Enfim, obrigado por ter escrito este post, como disse, faz tempo que sentia tão interessado por um gênero de leitura. Acompanho o NSN há tempos e Carrie foi mais um dos muitos livros que li com indicações daqui e esta, sem dúvidas, foi a melhor!
@Gustavo Muraro
Realmente recomendo que se aprofunde mais no horror. Carrie é muito, muito bom, mas Stephen King tem outros livros ainda melhores, como Iluminado, A Hora do Vampiro, A Coisa e Christine. Indico também Edgar Allan Poe, Horácio Quiroga e Lovecraft =D
Abraço
Murilo, fazia tempo que você não aparecia com resenhas por aqui!! Foi por influência sua que comprei um livro do Lovecraft ( gostei muito, já estou com outro dele pra ler na estante) e também pelas suas recomendações comprei Carrie, A Estranha , já que tive uma experiência ruim com Stephen King há uns anos atrás, li Buick 8 e não gostei nada, achei tudo muito vago e que faltou um SENTIDO maior pra história. O engraçado é que acho que sou a única pessoa que leu esse livro ruim do Stephen King, e pelo que todos falam sobre ele parece que escolhi o único livro que não é ótimo...
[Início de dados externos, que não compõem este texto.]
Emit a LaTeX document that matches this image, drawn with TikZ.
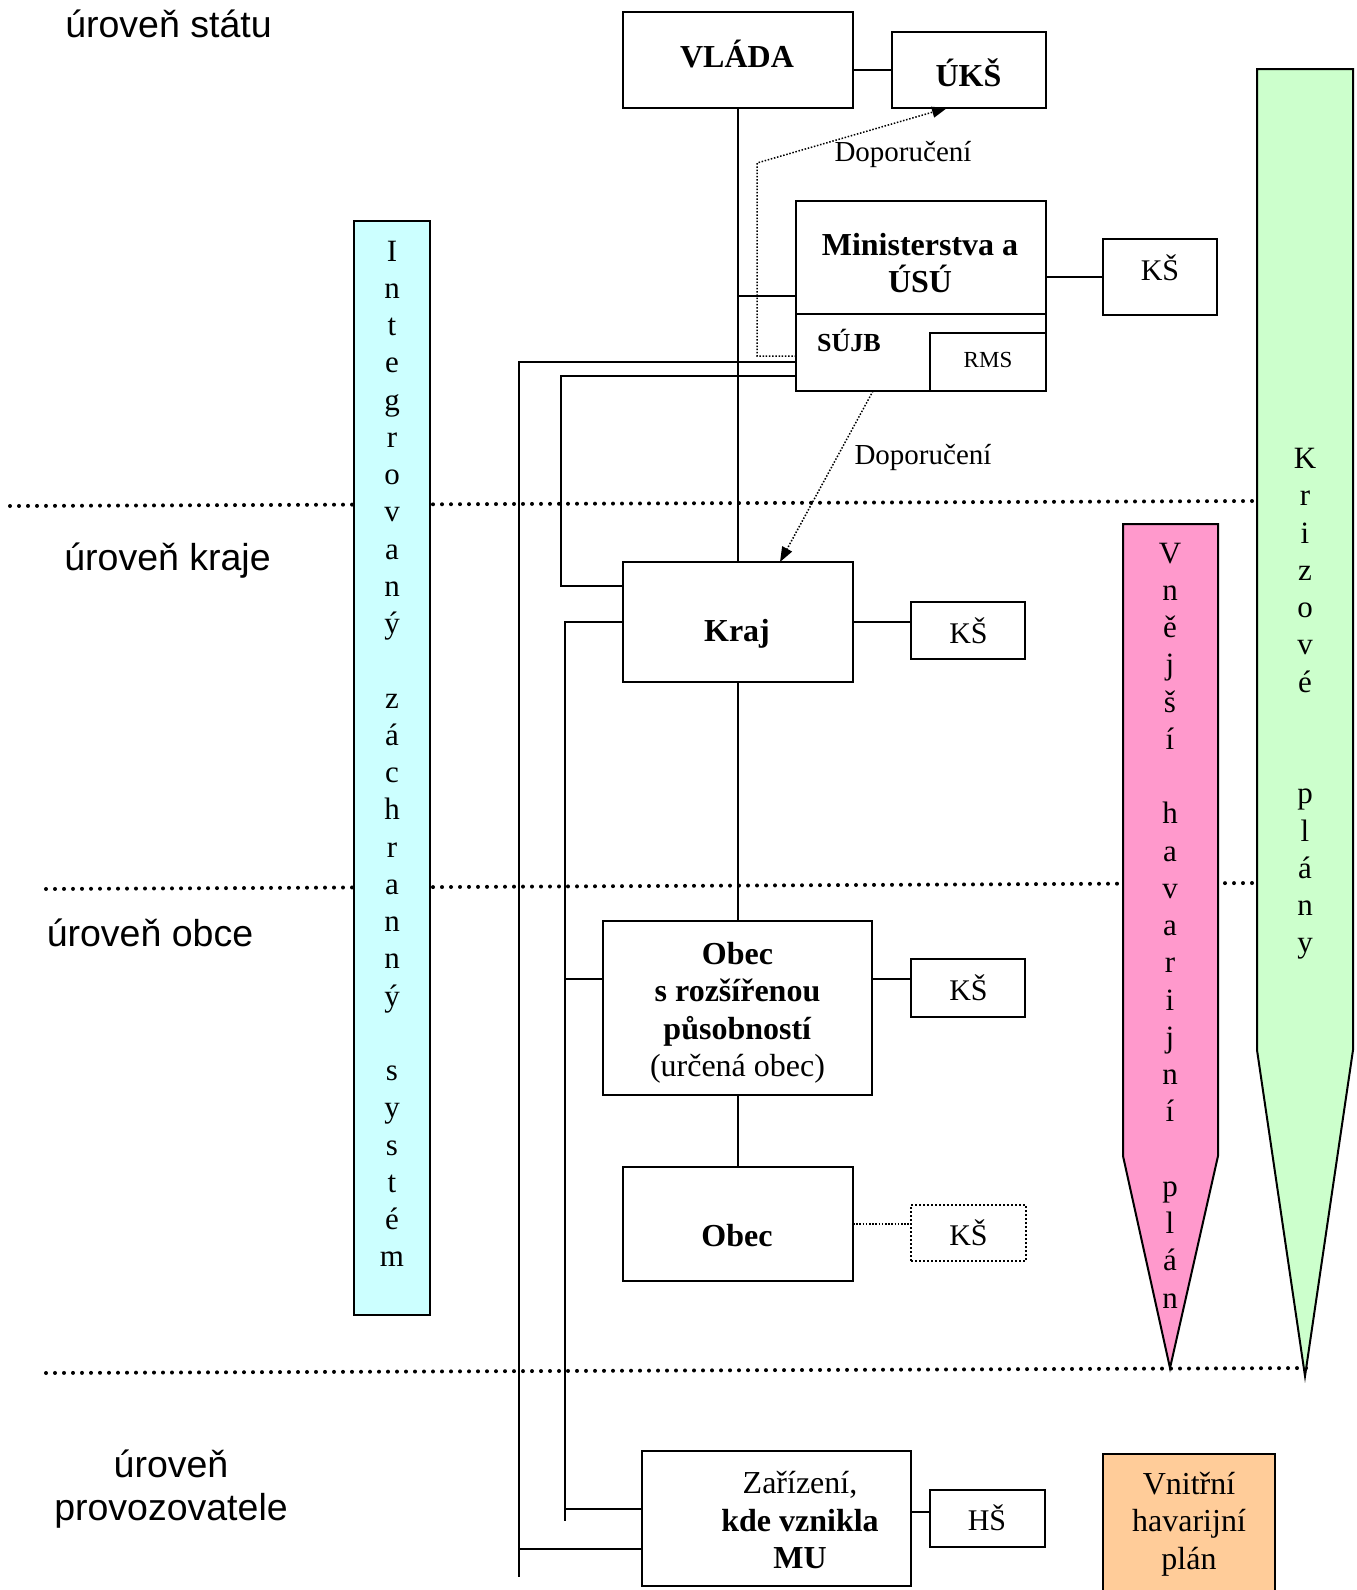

Enfim, adorei a resenha e espero que você faça mais como essa, pq sinto falata de um espaço maior dedicado aos livros aqui no NSN...
^^
@Joelma Alves
Valeu!
Tenho duas resenhas na fila pra entrar no NSN e tô finalizando mais uma agora.
Engraçado que também estou na lista das pessoas que nunca leram o Buick 8.